Regional park in Oregon, United States

Oxbow Regional Park is a 1000 acre natural area park located 10 mi southeast of Troutdale along the Sandy River in the U.S. state of Oregon. Owned and operated by Metro regional government, it hosts a yearly festival celebrating salmon.

==Recreation==
The park offers a wide variety of activities, including swimming, boating, fishing, horseback riding, and hiking. Fifteen miles of hiking trails lead through an ancient forest with centuries-old trees and ridges and ravines carved by volcanic and glacial flows. Metro, the park's managing body, leads ancient forest walks, animal tracking workshops, and wildflower and mushroom identification classes. Year-round camping is available in the park's 67-site developed campground.

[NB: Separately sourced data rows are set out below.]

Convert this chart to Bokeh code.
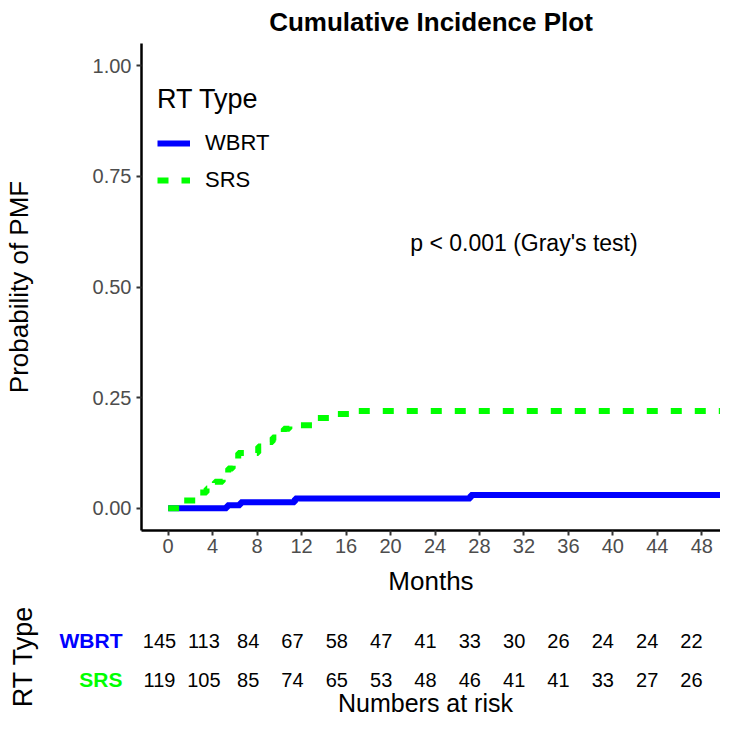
import math
from bokeh.plotting import figure
from bokeh.models import Range1d, FixedTicker, Legend, LegendItem, Label, NumeralTickFormatter
from bokeh.layouts import column
from bokeh.embed import file_html
from bokeh.resources import INLINE
from bokeh.core.properties import value

FONT = "Liberation Sans"

# ---- data ----
groups = ["WBRT", "SRS"]
group_colors = ["#0000FF", "#00FF00"]

wbrt_time = [0, 5.3, 6.5, 11.4, 27.2, 50.4]
wbrt_cif = [0, 0.007, 0.014, 0.022, 0.030, 0.030]

srs_time = [0, 1.2, 2.65, 3.45, 4.2, 4.9, 5.4, 5.8, 6.3, 8.1, 8.7, 9.4, 9.9,
            10.4, 10.9, 13.1, 15.1, 16.8, 50.4]
srs_cif = [0, 0.018, 0.036, 0.045, 0.060, 0.075, 0.090, 0.105, 0.125, 0.140,
           0.150, 0.160, 0.170, 0.180, 0.188, 0.204, 0.213, 0.220, 0.220]

risk_times = [0, 4, 8, 12, 16, 20, 24, 28, 32, 36, 40, 44, 48]
wbrt_risk = [145, 113, 84, 67, 58, 47, 41, 33, 30, 26, 24, 24, 22]
srs_risk = [119, 105, 85, 74, 65, 53, 48, 46, 41, 41, 33, 27, 26]

x_ticks = [0, 4, 8, 12, 16, 20, 24, 28, 32, 36, 40, 44, 48]
y_ticks = [0.0, 0.25, 0.5, 0.75, 1.0]

pval_text = "p < 0.001 (Gray's test)"
pval_x, pval_y = 32, 0.6

# ---- main plot ----
p = figure(width=720, height=598,
           x_range=Range1d(-2.4, 49.68), y_range=Range1d(-0.05, 1.05),
           output_backend="svg", toolbar_location=None,
           min_border_left=141, min_border_right=0,
           min_border_top=43, min_border_bottom=68,
           title="Cumulative Incidence Plot")
p.frame_align = False
p.outline_line_color = None
p.grid.visible = False
p.background_fill_color = "white"
p.border_fill_color = "white"

p.title.text_font = FONT
p.title.text_font_size = "26px"
p.title.text_font_style = "bold"
p.title.align = "center"
p.title.vertical_align = "top"
p.title.standoff = 10
p.title.text_color = "black"

for ax in (p.xaxis[0], p.yaxis[0]):
    ax.axis_line_color = "black"
    ax.axis_line_width = 2.5
    ax.major_tick_line_color = "#333333"
    ax.major_tick_line_width = 2
    ax.major_tick_out = 5
    ax.major_tick_in = 0
    ax.minor_tick_line_color = None
    ax.major_label_text_font = FONT
    ax.major_label_text_font_size = "20px"
    ax.major_label_text_color = "#4D4D4D"
    ax.axis_label_text_font = FONT
    ax.axis_label_text_font_size = "26px"
    ax.axis_label_text_font_style = "normal"
    ax.axis_label_text_color = "black"

p.xaxis.ticker = FixedTicker(ticks=x_ticks)
p.xaxis.axis_label = "Months"
p.xaxis.major_label_standoff = 3
p.xaxis.axis_label_standoff = 10

p.yaxis.ticker = FixedTicker(ticks=y_ticks)
p.yaxis.formatter = NumeralTickFormatter(format="0.00")
p.yaxis.axis_label = "Probability of PMF"
p.yaxis.major_label_standoff = 5
p.yaxis.axis_label_standoff = 56

r1 = p.step(wbrt_time, wbrt_cif, mode="after", line_color=group_colors[0],
            line_width=6)
r2 = p.step(srs_time, srs_cif, mode="after", line_color=group_colors[1],
            line_width=6, line_dash="11 13")

legend = Legend(items=[LegendItem(label=groups[0], renderers=[r1]),
                       LegendItem(label=groups[1], renderers=[r2])],
                title="RT Type", location=(10, 329))
legend.title_text_font = FONT
legend.title_text_font_size = "27px"
legend.title_text_font_style = "normal"
legend.title_text_color = "black"
legend.title_standoff = 13
legend.label_text_font = FONT
legend.label_text_font_size = "22px"
legend.label_text_color = "black"
legend.glyph_width = 33
legend.glyph_height = 30
legend.label_height = 30
legend.label_standoff = 15
legend.spacing = 7
legend.padding = 6
legend.margin = 0
legend.background_fill_alpha = 0
legend.border_line_alpha = 0
p.add_layout(legend)

p.add_layout(Label(x=pval_x, y=pval_y, text=pval_text, text_align="center",
                   text_baseline="middle", text_font=FONT,
                   text_font_size="23px", text_color="black"))

# ---- risk table (same months-per-pixel as the plot, full-width frame) ----
t = figure(width=720, height=122,
           x_range=Range1d(-14.346, 50.62), y_range=Range1d(122, 0),
           output_backend="svg", toolbar_location=None, min_border=0,
           min_border_left=0, min_border_right=0,
           min_border_top=0, min_border_bottom=0,
           x_axis_location=None, y_axis_location=None)
t.frame_align = False
t.outline_line_color = None
t.grid.visible = False

row_y = [42, 81]
for risk, yy in zip([wbrt_risk, srs_risk], row_y):
    t.text(x=risk_times, y=[yy] * len(risk_times), text=[str(v) for v in risk],
           text_align="center", text_baseline="middle",
           text_font=value(FONT), text_font_size="20px", text_color="black")

for g, c, yy in zip(groups, group_colors, row_y):
    t.add_layout(Label(x=-3.34, y=yy, text=g, text_color=c, text_align="right",
                       text_baseline="middle", text_font=FONT,
                       text_font_size="21px", text_font_style="bold"))

t.add_layout(Label(x=-12.36, y=58, text="RT Type", angle=math.pi / 2,
                   text_align="center", text_baseline="middle", text_font=FONT,
                   text_font_size="27px", text_color="black"))

t.add_layout(Label(x=24.0, y=104, text="Numbers at risk", text_align="center",
                   text_baseline="middle", text_font=FONT,
                   text_font_size="25px", text_color="black"))

layout = column(p, t, spacing=0)
open("out.html", "w").write(file_html(layout, INLINE))
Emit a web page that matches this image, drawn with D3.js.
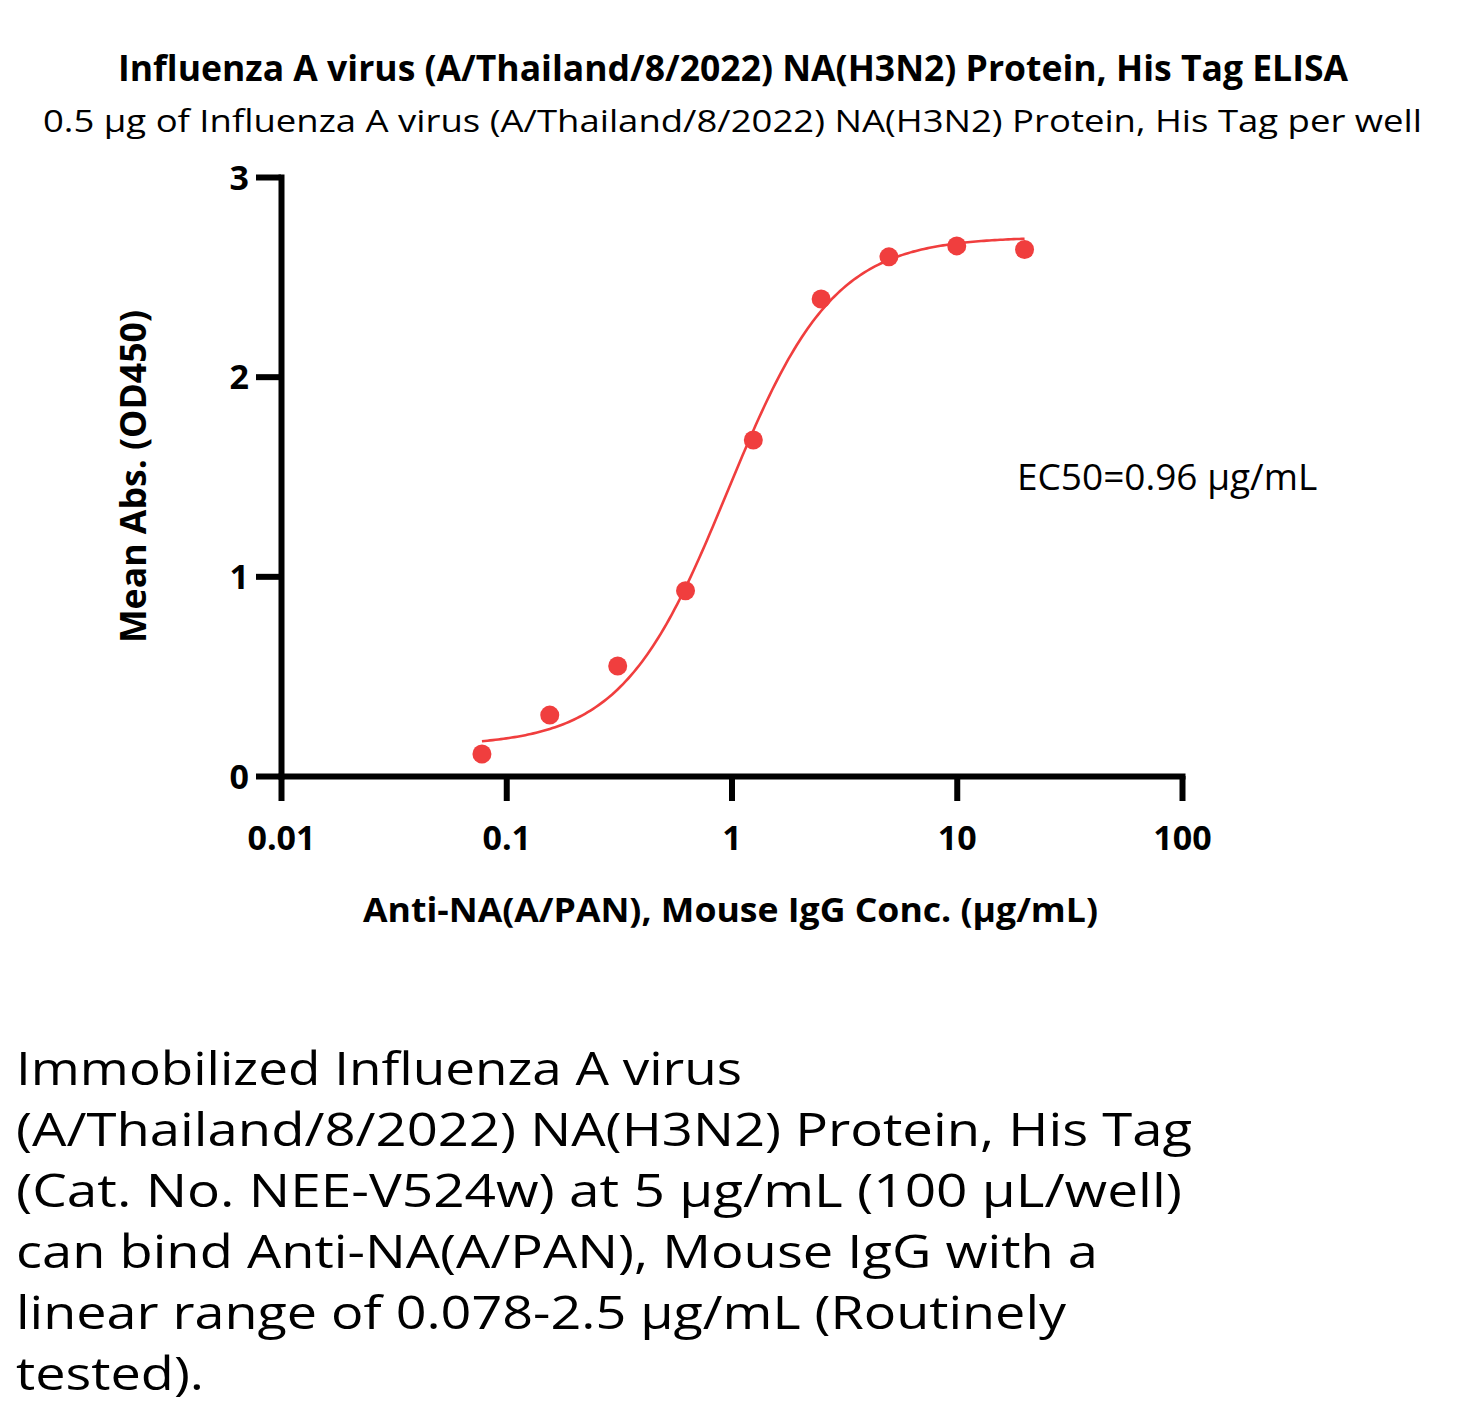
<!DOCTYPE html>
<html>
<head>
<meta charset="utf-8">
<script src="https://cdn.jsdelivr.net/npm/d3@7"></script>
<style>
  html, body { margin: 0; padding: 0; background: #ffffff; }
  svg { display: block; }
  text { font-family: "Open Sans", "Noto Sans", "DejaVu Sans", sans-serif; fill: #000; }
</style>
</head>
<body>
<svg id="chart" width="1467" height="1415"></svg>
<script>
// ---- data ----
const concentrations = [0.078, 0.156, 0.3125, 0.625, 1.25, 2.5, 5, 10, 20];
const meanAbs = [0.11, 0.305, 0.551, 0.928, 1.683, 2.389, 2.60, 2.655, 2.637];
const xTickValues = [0.01, 0.1, 1, 10, 100];
const xTickLabels = ["0.01", "0.1", "1", "10", "100"];
const yTickValues = [0, 1, 2, 3];
const yTickLabels = ["0", "1", "2", "3"];
// 4PL fit parameters (fitted curve drawn in the reference)
const fitBottom = 0.15;
const fitTop = 2.70;
const fitEC50 = 0.96;
const fitHill = 1.85;
const titleText = "Influenza A virus (A/Thailand/8/2022) NA(H3N2) Protein, His Tag ELISA";
const subtitleText = "0.5 \u00b5g of Influenza A virus (A/Thailand/8/2022) NA(H3N2) Protein, His Tag per well";
const xAxisTitle = "Anti-NA(A/PAN), Mouse IgG Conc. (\u00b5g/mL)";
const yAxisTitle = "Mean Abs. (OD450)";
const ec50Label = "EC50=0.96 \u00b5g/mL";
const paragraphLines = [
  "Immobilized Influenza A virus",
  "(A/Thailand/8/2022) NA(H3N2) Protein, His Tag",
  "(Cat. No. NEE-V524w) at 5 \u00b5g/mL (100 \u00b5L/well)",
  "can bind Anti-NA(A/PAN), Mouse IgG with a",
  "linear range of 0.078-2.5 \u00b5g/mL (Routinely",
  "tested)."
];

// ---- layout ----
const svg = d3.select("#chart");
const red = "#f03e3e";
const x = d3.scaleLog().domain([0.01, 100]).range([281, 1182]);
const y = d3.scaleLinear().domain([0, 3]).range([776, 177]);

// titles
function fitText(sel, width) {
  sel.attr("textLength", width).attr("lengthAdjust", "spacingAndGlyphs");
  return sel;
}
fitText(svg.append("text")
  .attr("x", 733).attr("y", 81)
  .attr("text-anchor", "middle")
  .attr("font-size", 36).attr("font-weight", 700)
  .text(titleText), 1230);
fitText(svg.append("text")
  .attr("x", 732.5).attr("y", 132)
  .attr("text-anchor", "middle")
  .attr("font-size", 30.5).attr("font-weight", 400)
  .text(subtitleText), 1379);

// axes
const xAxis = d3.axisBottom(x)
  .tickValues(xTickValues)
  .tickFormat((d, i) => xTickLabels[i])
  .tickSize(25).tickSizeOuter(0);
const yAxis = d3.axisLeft(y)
  .tickValues(yTickValues)
  .tickFormat((d, i) => yTickLabels[i])
  .tickSize(25).tickSizeOuter(0);

const gx = svg.append("g").attr("transform", `translate(0,${y(0)})`).call(xAxis);
const gy = svg.append("g").attr("transform", `translate(${x(0.01)},0)`).call(yAxis);

[gx, gy].forEach(g => {
  g.select(".domain").attr("stroke", "#000").attr("stroke-width", 6).attr("stroke-linecap", "square");
  g.selectAll(".tick line").attr("stroke", "#000").attr("stroke-width", 6);
  g.selectAll(".tick text")
    .attr("fill", "#000")
    .style("font-family", "'Open Sans', 'Noto Sans', sans-serif")
    .attr("font-size", 34).attr("font-weight", 700);
});
gx.selectAll(".tick text").attr("y", 74).attr("dy", 0);
gy.selectAll(".tick text").attr("x", -32).attr("dy", "0.36em");

// axis titles
fitText(svg.append("text")
  .attr("x", 730.5).attr("y", 922)
  .attr("text-anchor", "middle")
  .attr("font-size", 34).attr("font-weight", 700)
  .text(xAxisTitle), 735);
fitText(svg.append("text")
  .attr("transform", "translate(146,476.5) rotate(-90)")
  .attr("text-anchor", "middle")
  .attr("font-size", 35).attr("font-weight", 700)
  .text(yAxisTitle), 333);

// fitted curve
const fit = c => fitBottom + (fitTop - fitBottom) / (1 + Math.pow(fitEC50 / c, fitHill));
const curveX = d3.range(0, 201).map(i => Math.pow(10, Math.log10(concentrations[0]) + i / 200 * (Math.log10(concentrations[concentrations.length - 1]) - Math.log10(concentrations[0]))));
const line = d3.line().x(d => x(d)).y(d => y(fit(d))).curve(d3.curveLinear);
svg.append("path")
  .datum(curveX)
  .attr("d", line)
  .attr("fill", "none")
  .attr("stroke", red)
  .attr("stroke-width", 2.6);

// points
svg.append("g").selectAll("circle")
  .data(concentrations.map((c, i) => ({ c, v: meanAbs[i] })))
  .join("circle")
  .attr("cx", d => x(d.c))
  .attr("cy", d => y(d.v))
  .attr("r", 9.5)
  .attr("fill", red);

// EC50 annotation
svg.append("text")
  .attr("x", 1017).attr("y", 490)
  .attr("font-size", 37).attr("font-weight", 400)
  .text(ec50Label);

// paragraph
const paraWidths = [726, 1176, 1166, 1082, 1050, 188];
const paraBaselines = [1085, 1146, 1207, 1268, 1329, 1390];
paragraphLines.forEach((t, i) => {
  fitText(svg.append("text")
    .attr("x", 16).attr("y", paraBaselines[i])
    .attr("font-size", 45).attr("font-weight", 400)
    .text(t), paraWidths[i]);
});
</script>
</body>
</html>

Oxbow also offers opportunities to see wildlife and animal tracks. The area's natural habitat makes an ideal home for wildlife such as mink, beaver, raccoon, fox, deer, osprey, elk, black bear, and cougar. In order to avoid confrontation with wildlife, pets are not allowed in the park.

==Salmon Festival==
Oxbow Regional Park used to host the annual Salmon Festival, celebrating the return of the Chinook salmon while educating the public about the importance of intact, functional aquatic ecosystems, protection of native salmon and their habitat, and how fully functioning aquatic ecosystems can have a positive and important influence on human quality of life. One of the longest running and most recognized salmon festivals on the West Coast, the Oxbow Salmon Festival has evolved into a popular conservation educational event. The two-day event draws up to 10,000 visitors who can see spawning salmon; enjoy music, food, art, storytelling, and a fish maze; and encounter a variety of traditional activities and cultural exhibits at Wy-Kan-Ush-Pum village hosted by the fishing tribes of the Columbia Basin, including the Nez Perce, Umatilla, Yakama, and Warm Springs tribes.